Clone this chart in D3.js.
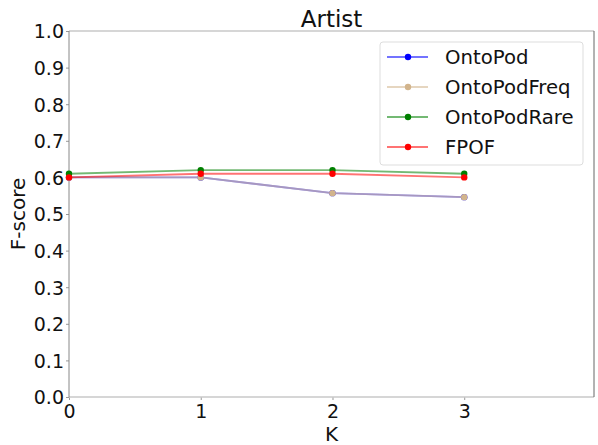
<!DOCTYPE html>
<html>
<head>
<meta charset="utf-8">
<script src="https://cdn.jsdelivr.net/npm/d3@7"></script>
<style>
  html, body { margin: 0; padding: 0; background: #fff; }
  svg { display: block; font-family: "DejaVu Sans", sans-serif; }
</style>
</head>
<body>
<svg id="chart" width="598" height="445"></svg>
<script>
const kValues = [0, 1, 2, 3];
const seriesNames = ["OntoPod", "OntoPodFreq", "OntoPodRare", "FPOF"];
const seriesColors = ["#0000ff", "#d2b48c", "#008000", "#ff0000"];
const ontoPod = [0.600, 0.600, 0.557, 0.546];
const ontoPodFreq = [0.600, 0.600, 0.557, 0.546];
const ontoPodRare = [0.610, 0.620, 0.620, 0.610];
const fpof = [0.600, 0.610, 0.610, 0.600];
const xTicks = [0, 1, 2, 3];
const yTicks = [0.0, 0.1, 0.2, 0.3, 0.4, 0.5, 0.6, 0.7, 0.8, 0.9, 1.0];
const titleText = "Artist";
const xLabel = "K";
const yLabel = "F-score";

const seriesValues = [ontoPod, ontoPodFreq, ontoPodRare, fpof];

(function () {
const svg = d3.select("#chart");
const pL = 69, pR = 594, pT = 31, pB = 397;

const x = d3.scaleLinear().domain([0, 3.985]).range([pL, pR]);
const y = d3.scaleLinear().domain([0, 1]).range([pB, pT]);

// Axes
const xAxis = svg.append("g").attr("transform", `translate(0,${pB})`)
  .call(d3.axisBottom(x).tickValues(xTicks).tickFormat(d3.format("d")).tickSize(3).tickPadding(1));
const yAxis = svg.append("g").attr("transform", `translate(${pL},0)`)
  .call(d3.axisLeft(y).tickValues(yTicks).tickFormat(d3.format(".1f")).tickSize(3).tickPadding(2));
[xAxis, yAxis].forEach(g => {
  g.select(".domain").remove();
  g.selectAll(".tick line").attr("stroke", "#999");
  g.selectAll(".tick text").attr("fill", "#111").style("font-size", "19px").style("font-family", "DejaVu Sans, sans-serif");
});
xAxis.selectAll(".tick text").attr("dy", "0.9em");
yAxis.selectAll(".tick text").attr("dy", "0.36em");

// Spines
svg.append("line").attr("x1", pL).attr("x2", pR).attr("y1", pT).attr("y2", pT).attr("stroke", "#c8c8c8").attr("stroke-width", 1.5);
svg.append("line").attr("x1", pL).attr("x2", pR).attr("y1", pB).attr("y2", pB).attr("stroke", "#c8c8c8").attr("stroke-width", 1.5);
svg.append("line").attr("x1", pL).attr("x2", pL).attr("y1", pT).attr("y2", pB).attr("stroke", "#888").attr("stroke-width", 1);
svg.append("line").attr("x1", pR).attr("x2", pR).attr("y1", pT).attr("y2", pB).attr("stroke", "#666").attr("stroke-width", 1);

// Lines
const line = d3.line().x((d, i) => x(kValues[i])).y(d => y(d));
seriesValues.forEach((vals, si) => {
  svg.append("path").datum(vals).attr("d", line)
    .attr("fill", "none").attr("stroke", seriesColors[si])
    .attr("stroke-width", 1.8).attr("stroke-opacity", 0.55);
  svg.selectAll(null).data(vals).enter().append("circle")
    .attr("cx", (d, i) => x(kValues[i])).attr("cy", d => y(d))
    .attr("r", 3.2).attr("fill", seriesColors[si]);
});

// Title and labels
svg.append("text").attr("x", (pL + pR) / 2).attr("y", 26.5).attr("text-anchor", "middle")
  .style("font-size", "23px").attr("fill", "#111").text(titleText);
svg.append("text").attr("x", (pL + pR) / 2).attr("y", 441).attr("text-anchor", "middle")
  .style("font-size", "20px").attr("fill", "#111").text(xLabel);
svg.append("text").attr("transform", `translate(25,${(pT + pB) / 2}) rotate(-90)`).attr("text-anchor", "middle")
  .style("font-size", "20px").attr("fill", "#111").text(yLabel);

// Legend
const lg = svg.append("g");
lg.append("rect").attr("x", 380).attr("y", 42).attr("width", 203).attr("height", 123)
  .attr("rx", 3).attr("fill", "#fff").attr("stroke", "#ddd").attr("stroke-width", 1);
seriesNames.forEach((name, i) => {
  const cy = 57 + i * 30;
  lg.append("line").attr("x1", 387).attr("x2", 428).attr("y1", cy).attr("y2", cy)
    .attr("stroke", seriesColors[i]).attr("stroke-width", 1.8).attr("stroke-opacity", 0.55);
  lg.append("circle").attr("cx", 408).attr("cy", cy).attr("r", 3.2).attr("fill", seriesColors[i]);
  lg.append("text").attr("x", 445).attr("y", cy).attr("dy", "0.36em")
    .style("font-size", "19.7px").attr("fill", "#111").text(name);
});
})();
</script>
</body>
</html>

+-------+

**PROBLEM REQUIREMENTS**
Without the pictures, transcribe the listing above exactly.

**PROBLEM SOLUTION**
Clone this chart in D3.js.
<!DOCTYPE html>
<html>
<head>
<meta charset="utf-8">
<script src="https://cdn.jsdelivr.net/npm/d3@7"></script>
<style>
  html, body { margin: 0; padding: 0; background: #fff; }
  svg { display: block; font-family: "DejaVu Sans", sans-serif; }
</style>
</head>
<body>
<svg id="chart" width="598" height="445"></svg>
<script>
const kValues = [0, 1, 2, 3];
const seriesNames = ["OntoPod", "OntoPodFreq", "OntoPodRare", "FPOF"];
const seriesColors = ["#0000ff", "#d2b48c", "#008000", "#ff0000"];
const ontoPod = [0.600, 0.600, 0.557, 0.546];
const ontoPodFreq = [0.600, 0.600, 0.557, 0.546];
const ontoPodRare = [0.610, 0.620, 0.620, 0.610];
const fpof = [0.600, 0.610, 0.610, 0.600];
const xTicks = [0, 1, 2, 3];
const yTicks = [0.0, 0.1, 0.2, 0.3, 0.4, 0.5, 0.6, 0.7, 0.8, 0.9, 1.0];
const titleText = "Artist";
const xLabel = "K";
const yLabel = "F-score";

const seriesValues = [ontoPod, ontoPodFreq, ontoPodRare, fpof];

(function () {
const svg = d3.select("#chart");
const pL = 69, pR = 594, pT = 31, pB = 397;

const x = d3.scaleLinear().domain([0, 3.985]).range([pL, pR]);
const y = d3.scaleLinear().domain([0, 1]).range([pB, pT]);

// Axes
const xAxis = svg.append("g").attr("transform", `translate(0,${pB})`)
  .call(d3.axisBottom(x).tickValues(xTicks).tickFormat(d3.format("d")).tickSize(3).tickPadding(1));
const yAxis = svg.append("g").attr("transform", `translate(${pL},0)`)
  .call(d3.axisLeft(y).tickValues(yTicks).tickFormat(d3.format(".1f")).tickSize(3).tickPadding(2));
[xAxis, yAxis].forEach(g => {
  g.select(".domain").remove();
  g.selectAll(".tick line").attr("stroke", "#999");
  g.selectAll(".tick text").attr("fill", "#111").style("font-size", "19px").style("font-family", "DejaVu Sans, sans-serif");
});
xAxis.selectAll(".tick text").attr("dy", "0.9em");
yAxis.selectAll(".tick text").attr("dy", "0.36em");

// Spines
svg.append("line").attr("x1", pL).attr("x2", pR).attr("y1", pT).attr("y2", pT).attr("stroke", "#c8c8c8").attr("stroke-width", 1.5);
svg.append("line").attr("x1", pL).attr("x2", pR).attr("y1", pB).attr("y2", pB).attr("stroke", "#c8c8c8").attr("stroke-width", 1.5);
svg.append("line").attr("x1", pL).attr("x2", pL).attr("y1", pT).attr("y2", pB).attr("stroke", "#888").attr("stroke-width", 1);
svg.append("line").attr("x1", pR).attr("x2", pR).attr("y1", pT).attr("y2", pB).attr("stroke", "#666").attr("stroke-width", 1);

// Lines
const line = d3.line().x((d, i) => x(kValues[i])).y(d => y(d));
seriesValues.forEach((vals, si) => {
  svg.append("path").datum(vals).attr("d", line)
    .attr("fill", "none").attr("stroke", seriesColors[si])
    .attr("stroke-width", 1.8).attr("stroke-opacity", 0.55);
  svg.selectAll(null).data(vals).enter().append("circle")
    .attr("cx", (d, i) => x(kValues[i])).attr("cy", d => y(d))
    .attr("r", 3.2).attr("fill", seriesColors[si]);
});

// Title and labels
svg.append("text").attr("x", (pL + pR) / 2).attr("y", 26.5).attr("text-anchor", "middle")
  .style("font-size", "23px").attr("fill", "#111").text(titleText);
svg.append("text").attr("x", (pL + pR) / 2).attr("y", 441).attr("text-anchor", "middle")
  .style("font-size", "20px").attr("fill", "#111").text(xLabel);
svg.append("text").attr("transform", `translate(25,${(pT + pB) / 2}) rotate(-90)`).attr("text-anchor", "middle")
  .style("font-size", "20px").attr("fill", "#111").text(yLabel);

// Legend
const lg = svg.append("g");
lg.append("rect").attr("x", 380).attr("y", 42).attr("width", 203).attr("height", 123)
  .attr("rx", 3).attr("fill", "#fff").attr("stroke", "#ddd").attr("stroke-width", 1);
seriesNames.forEach((name, i) => {
  const cy = 57 + i * 30;
  lg.append("line").attr("x1", 387).attr("x2", 428).attr("y1", cy).attr("y2", cy)
    .attr("stroke", seriesColors[i]).attr("stroke-width", 1.8).attr("stroke-opacity", 0.55);
  lg.append("circle").attr("cx", 408).attr("cy", cy).attr("r", 3.2).attr("fill", seriesColors[i]);
  lg.append("text").attr("x", 445).attr("y", cy).attr("dy", "0.36em")
    .style("font-size", "19.7px").attr("fill", "#111").text(name);
});
})();
</script>
</body>
</html>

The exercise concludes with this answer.